The brokers’ role and the size of their fees have come under close examination by traders in the post-MiFID era and its promise of lower execution costs. “Brokers have driven down the cost of their own trading but we are still paying them the same commission rates even if we use an algorithm or trade on an MTF like Chi-X,” says Squires.

“In an ideal world the commission would be based on where the trade is executed but this is hard to do. We have had unbundling which is good and which should be the answer to that segregation in economic terms between research and trading commissions. But we still have fund managers that have important relationships with brokers based on their research and that remains a driving factor.”

The promise of lower execution costs has primarily been based on the deregulation of Europe’s marketplace and the increase in sources of liquidity, but this dispersal has created an additional burden for dealing desks in terms of tracking and aggregating all of this liquidity. “We cover the bases in terms of execution venues,” says Squires, referring to the algorithm Axa uses (AES from Credit Suisse), which has access to all multilateral trading facilities.

The dark side
However, new venues are emerging all the time, particularly the so-called dark pools, a tag which Squires is somewhat wary of. “In the past, sell-side traders had lots of information and we had to try and get this information out of them. It was like a game and more of a ‘dark pool’ than anything we are seeing now. I think the mass of dark pools we see now is just available liquidity that was always there.”

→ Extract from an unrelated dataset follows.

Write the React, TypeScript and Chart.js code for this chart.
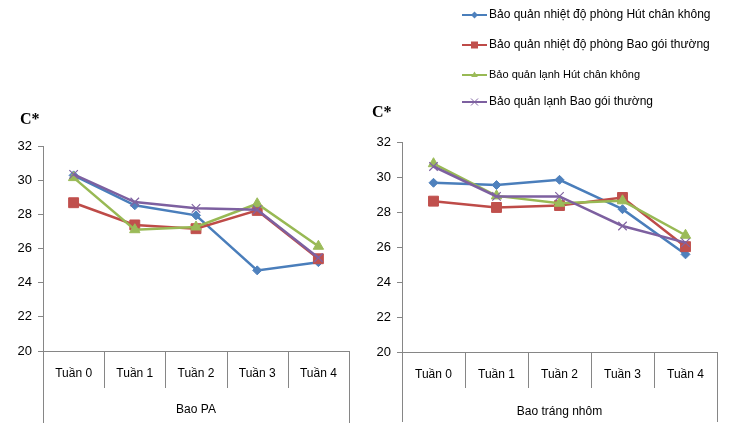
import React, { useEffect, useRef } from 'react';
import { Chart, registerables } from 'chart.js';

Chart.register(...registerables);

// Category labels and group names
const weeks = ['Tuần 0', 'Tuần 1', 'Tuần 2', 'Tuần 3', 'Tuần 4'];
const groupLeft = 'Bao PA';
const groupRight = 'Bao tráng nhôm';
const yTitle = 'C*';

// Series names
const seriesNames = [
  'Bảo quản nhiệt độ phòng Hút chân không',
  'Bảo quản nhiệt độ phòng Bao gói thường',
  'Bảo quản lạnh Hút chân không',
  'Bảo quản lạnh Bao gói thường',
];

// Bao PA values
const paRoomVacuum = [30.28, 28.53, 27.94, 24.72, 25.2];
const paRoomNormal = [28.68, 27.38, 27.16, 28.23, 25.4];
const paColdVacuum = [30.15, 27.1, 27.26, 28.62, 26.13];
const paColdNormal = [30.34, 28.72, 28.35, 28.27, 25.46];

// Bao tráng nhôm values
const alRoomVacuum = [29.67, 29.54, 29.84, 28.16, 25.58];
const alRoomNormal = [28.62, 28.26, 28.37, 28.83, 26.02];
const alColdVacuum = [30.76, 28.92, 28.5, 28.64, 26.67];
const alColdNormal = [30.6, 28.89, 28.89, 27.2, 26.25];

const yMin = 20;
const yMax = 32;
const yStep = 2;

const lineColors = ['#4A7EBB', '#BE4B48', '#98B954', '#7D60A0'];
const markerColors = ['#4F81BD', '#C0504D', '#9BBB59', '#8064A2'];
const markerStyles = ['rectRot', 'rect', 'triangle', 'crossRot'];
const markerRadius = [4.5, 7, 6, 6];
const axisColor = '#868686';
const FONT = "'Liberation Sans', Arial, sans-serif";

function drawMarker(
  ctx: CanvasRenderingContext2D,
  style: string,
  x: number,
  y: number,
  r: number,
  fill: string
) {
  ctx.save();
  ctx.fillStyle = fill;
  ctx.strokeStyle = fill;
  ctx.beginPath();
  if (style === 'rectRot') {
    ctx.moveTo(x, y - r);
    ctx.lineTo(x + r, y);
    ctx.lineTo(x, y + r);
    ctx.lineTo(x - r, y);
    ctx.closePath();
    ctx.fill();
  } else if (style === 'rect') {
    ctx.rect(x - r, y - r, 2 * r, 2 * r);
    ctx.fill();
  } else if (style === 'triangle') {
    ctx.moveTo(x, y - r);
    ctx.lineTo(x + r * 0.95, y + r * 0.6);
    ctx.lineTo(x - r * 0.95, y + r * 0.6);
    ctx.closePath();
    ctx.fill();
  } else {
    ctx.lineWidth = 1;
    ctx.moveTo(x - r, y - r);
    ctx.lineTo(x + r, y + r);
    ctx.moveTo(x + r, y - r);
    ctx.lineTo(x - r, y + r);
    ctx.stroke();
  }
  ctx.restore();
}

type Area = { left: number; right: number; top: number; bottom: number };

type PanelProps = {
  x: number;
  width: number;
  group: string;
  values: number[][];
  area: Area;
  tickPad: number;
  titlePad: number;
  innerDrop: number;
  outerDrop: number;
  titlePos: { x: number; y: number };
  legend?: boolean;
};

const HEIGHT = 434;

function Panel(props: PanelProps) {
  const ref = useRef<HTMLCanvasElement | null>(null);

  useEffect(() => {
    const canvas = ref.current;
    if (!canvas) return;
    const { area } = props;

    // Category dividers below the x axis, the y-axis title and the legend
    const decorations = {
      id: 'decorations',
      afterDraw(chart: any) {
        const ctx: CanvasRenderingContext2D = chart.ctx;
        const xs = chart.scales.x;
        const n = weeks.length;
        const bottom = chart.chartArea.bottom;
        const edges: number[] = [xs.left];
        for (let i = 0; i < n - 1; i++) {
          edges.push((xs.getPixelForTick(i) + xs.getPixelForTick(i + 1)) / 2);
        }
        edges.push(xs.right);
        ctx.save();
        ctx.strokeStyle = axisColor;
        ctx.lineWidth = 1;
        edges.forEach((ex, i) => {
          const px = Math.round(ex) + 0.5;
          const drop = i === 0 || i === edges.length - 1 ? props.outerDrop : props.innerDrop;
          ctx.beginPath();
          ctx.moveTo(px, bottom);
          ctx.lineTo(px, bottom + drop);
          ctx.stroke();
        });

        ctx.fillStyle = '#000';
        ctx.font = "bold 16px 'Liberation Serif', 'Times New Roman', serif";
        ctx.textBaseline = 'middle';
        ctx.textAlign = 'left';
        ctx.fillText(yTitle, props.titlePos.x, props.titlePos.y);

        if (props.legend) {
          const rows = [15, 45, 75, 102];
          const lx0 = 462 - props.x;
          const lx1 = 487 - props.x;
          seriesNames.forEach((name, i) => {
            ctx.strokeStyle = lineColors[i];
            ctx.lineWidth = 2;
            ctx.beginPath();
            ctx.moveTo(lx0, rows[i]);
            ctx.lineTo(lx1, rows[i]);
            ctx.stroke();
            drawMarker(ctx, markerStyles[i], (lx0 + lx1) / 2, rows[i], 3.5, markerColors[i]);
            ctx.fillStyle = '#000';
            ctx.font = i === 2 ? `11px ${FONT}` : `12px ${FONT}`;
            ctx.textBaseline = 'middle';
            ctx.textAlign = 'left';
            ctx.fillText(name, lx1 + 2, rows[i]);
          });
        }
        ctx.restore();
      },
    };

    const chart = new Chart(canvas, {
      type: 'line',
      data: {
        labels: weeks,
        datasets: props.values.map((vals, i) => ({
          label: seriesNames[i],
          data: vals,
          borderColor: lineColors[i],
          backgroundColor: markerColors[i],
          borderWidth: 2.5,
          tension: 0,
          fill: false,
          order: 4 - i,
          pointStyle: markerStyles[i] as any,
          pointRadius: markerRadius[i],
          pointBackgroundColor: markerColors[i],
          pointBorderColor: markerColors[i],
          pointBorderWidth: i === 3 ? 1.2 : 1,
        })),
      },
      options: {
        responsive: false,
        animation: false,
        layout: {
          padding: { left: 0, right: props.width - area.right, top: area.top, bottom: 0 },
        },
        plugins: {
          legend: { display: false },
          tooltip: { enabled: false },
        },
        scales: {
          x: {
            type: 'category',
            offset: true,
            grid: { display: false, drawTicks: false },
            border: { display: true, color: axisColor, width: 1 },
            ticks: {
              color: '#000',
              font: { family: FONT, size: 12 },
              padding: props.tickPad,
              maxRotation: 0,
              autoSkip: false,
            },
            title: {
              display: true,
              text: props.group,
              color: '#000',
              font: { family: FONT, size: 12 },
              padding: { top: 0, bottom: props.titlePad },
            },
            afterFit: (s: any) => {
              s.height = HEIGHT - area.bottom;
            },
          },
          y: {
            min: yMin,
            max: yMax,
            ticks: {
              stepSize: yStep,
              color: '#000',
              font: { family: FONT, size: 13 },
              padding: 6,
            },
            grid: {
              display: true,
              drawOnChartArea: false,
              drawTicks: true,
              tickLength: 5,
              color: axisColor,
            },
            border: { display: true, color: axisColor, width: 1 },
            afterFit: (s: any) => {
              s.width = area.left;
            },
          },
        },
      },
      plugins: [decorations],
    });

    return () => chart.destroy();
  }, []);

  return (
    <canvas
      ref={ref}
      width={props.width}
      height={HEIGHT}
      style={{ position: 'absolute', left: props.x, top: 0, width: props.width, height: HEIGHT }}
    />
  );
}

export default function App() {
  return (
    <div
      style={{
        position: 'absolute',
        left: 0,
        top: 0,
        width: 729,
        height: HEIGHT,
        background: '#fff',
        overflow: 'hidden',
      }}
    >
      <Panel
        x={0}
        width={362}
        group={groupLeft}
        values={[paRoomVacuum, paRoomNormal, paColdVacuum, paColdNormal]}
        area={{ left: 43, right: 349, top: 146, bottom: 351 }}
        tickPad={15}
        titlePad={17}
        innerDrop={37}
        outerDrop={72}
        titlePos={{ x: 20, y: 120 }}
      />
      <Panel
        x={362}
        width={367}
        group={groupRight}
        values={[alRoomVacuum, alRoomNormal, alColdVacuum, alColdNormal]}
        area={{ left: 40, right: 355, top: 142, bottom: 352 }}
        tickPad={15}
        titlePad={15}
        innerDrop={36}
        outerDrop={70}
        titlePos={{ x: 10, y: 113 }}
        legend
      />
    </div>
  );
}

Furthermore, there has so far been little aggregation of dark pools, although a number of operators are talking to each other. “I think they realise that there needs to be some kind of consolidation because we don’t want to have to deal with too much more fragmentation,” says Squires. “It is, in many ways, unhelpful for us because we have to accommodate multiple venues. We stick an order into a smart order router and get 1,000 fills.”

One possible solution lies in the use of crossing networks – the trading systems that electronically and anonymously match buy and sell orders without the need for an exchange.

But, says Squires, there is still some reticence among buy-side dealers due to the failed attempts at establishing crossing networks in the past. “If six heads of dealing decided to put all of their orders into something like Liquidnet [a crossing network], it would work. But for some reason we never quite get there.”

What prevents a massive take up of crossing, he feels, is the perceived problem of gaming. “There is still that worry about being exposed to gaming, which seems to prevent full participation.”